I am going to show him pictures of what I am working with and he should be able to set me up with everything I need, hopefully.

jadnashua
06-24-2011, 04:29 PM
And, the one I pointed you to awhile ago is exactly that...it has a code compliant double checkvalve.

mjm
06-24-2011, 05:40 PM
And, the one I pointed you to awhile ago is exactly that...it has a code compliant double checkvalve.

Thanks, I thought that might've been a bit of overkill, but now that I know it is code, I guess it's what I need.

ballvalve
06-26-2011, 05:07 AM
You would be a lot safer in life without any hose 'protection'. .... by washing your bean sprouts and lettuce twice or having them irratiated at the packing plant.

All this backflow protection on residential hoses is just industry lobbying to give them a new and essentially useless new market.

You have 60 DEAD people in Germany from a bean sprout, but no one is going to start a bean sprout protection industry.

Much ado about nothing. Put in the hose bibs you grew up with as a kid.

Overkill? Yes, but way beyond. Misapplied and a result of overeducated and industry tainted government robots creating jobs for themselves and brass casters.

Check your seatbelts and air bags. Forget your garden hose.

Terry
06-26-2011, 08:15 AM
We installed a double check valve on a home in Medina, they were blowing out the irrigation system in the yard, and it was forcing the water back into the main and causing problems to the plumbing in the homes nearby. We're talking homes worth millions. They weren't liking it.

So we installed a double check valve on the incoming water. City required after the neigbors complained of the problems.
Being hooked to a city main does not make someone independent.
Maybe on a well, but not on a street with other homes.

Any irrigation system should be on some sort of back flow prevention.
It it's at the high point, you might get by with a vacuum breaker.
Lower then that and they may insist on a double check valve.

ballvalve
06-27-2011, 10:37 AM
Irrigation and city water with a chance to go backwards for special reasons make sense, but we all grew up without anything on our garden hoses except a valve and our mouths on a hot day.

And most of those were on city water.

Sort of lke the genius that drains a resevoir because some drunk peed in it. Even though a dead skunk is likely laying on the waters edge.

Terry
06-27-2011, 11:37 AM
When the city shuts off the mains, everything siphons backwards.
There have been cases when resturants have left a hose into god knows what, and during a water main repair, sucked whatever the hose was placed in and back into the main, to be respread to the neighbors. And people did get sick.

As long as nobody ever shuts off the main, then yes it would be safe. These measures are taken because leaks happen, shutoffs happen and sickness as a result of that happens. It's part of being joined at the hip.

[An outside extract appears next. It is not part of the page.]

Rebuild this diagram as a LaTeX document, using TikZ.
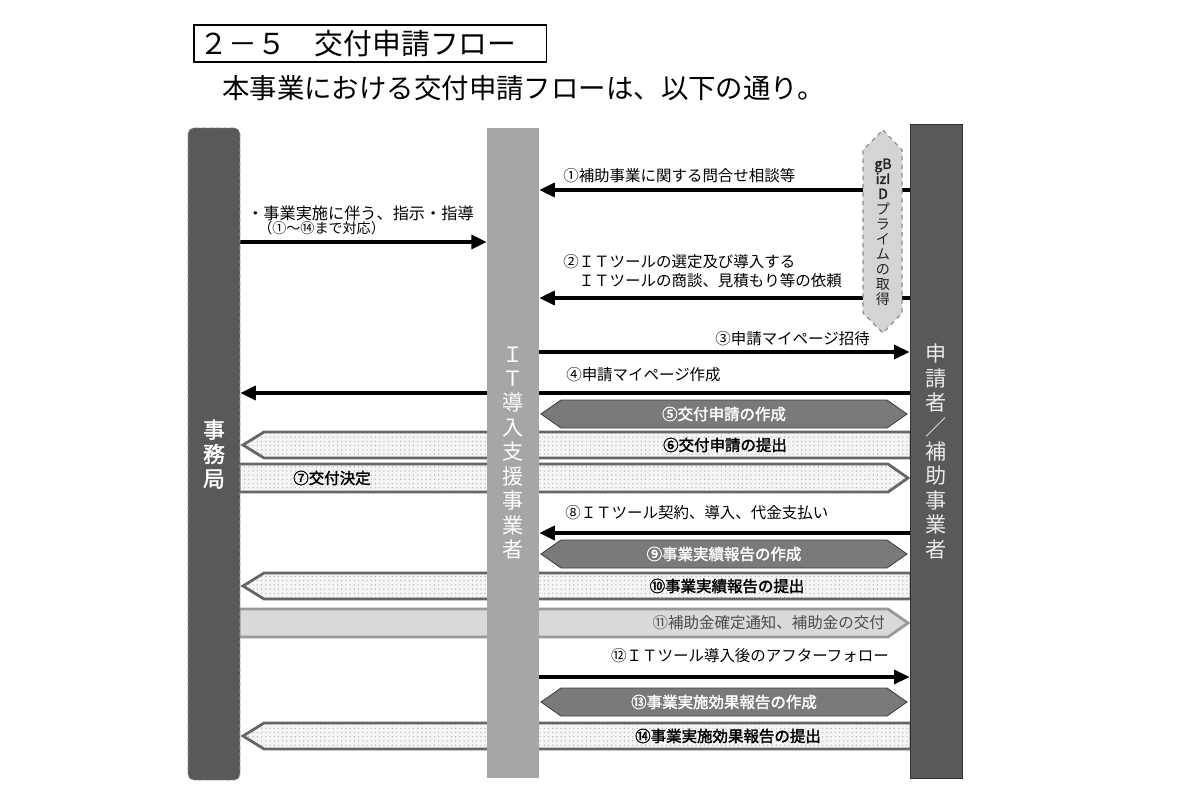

One Winter when my younger brother was living in Preston, He was getting freeze breaks.
There was no shutoff on his home, so we turned off the entire city of Preston to fix his leaks. We did this for several days, finally getting smart, digging up the water service outside and adding a shutoff to his incoming copper line.

LLigetfa
06-27-2011, 04:07 PM
There was no shutoff on his home, so we turned off the entire city of Preston to fix his leaks.

These days some professional plumbers have liquid CO2 systems to deliberately freeze pipes to shut off the flow in order to effect a repair. I saw it done on Bob Villa.

http://www.dryicesource.com/dryice/fixpipes.php

Terry
06-27-2011, 04:38 PM
I don't know too many plumbers that have those.
I would use one once in a Blue Moon.

BobL43
06-27-2011, 06:58 PM
maybe conducted heat through the copper tubing that gets some warmth from the house interior, but you can't depend on that for sure to prevent freezing even with the insulated cover. Got to drain that baby.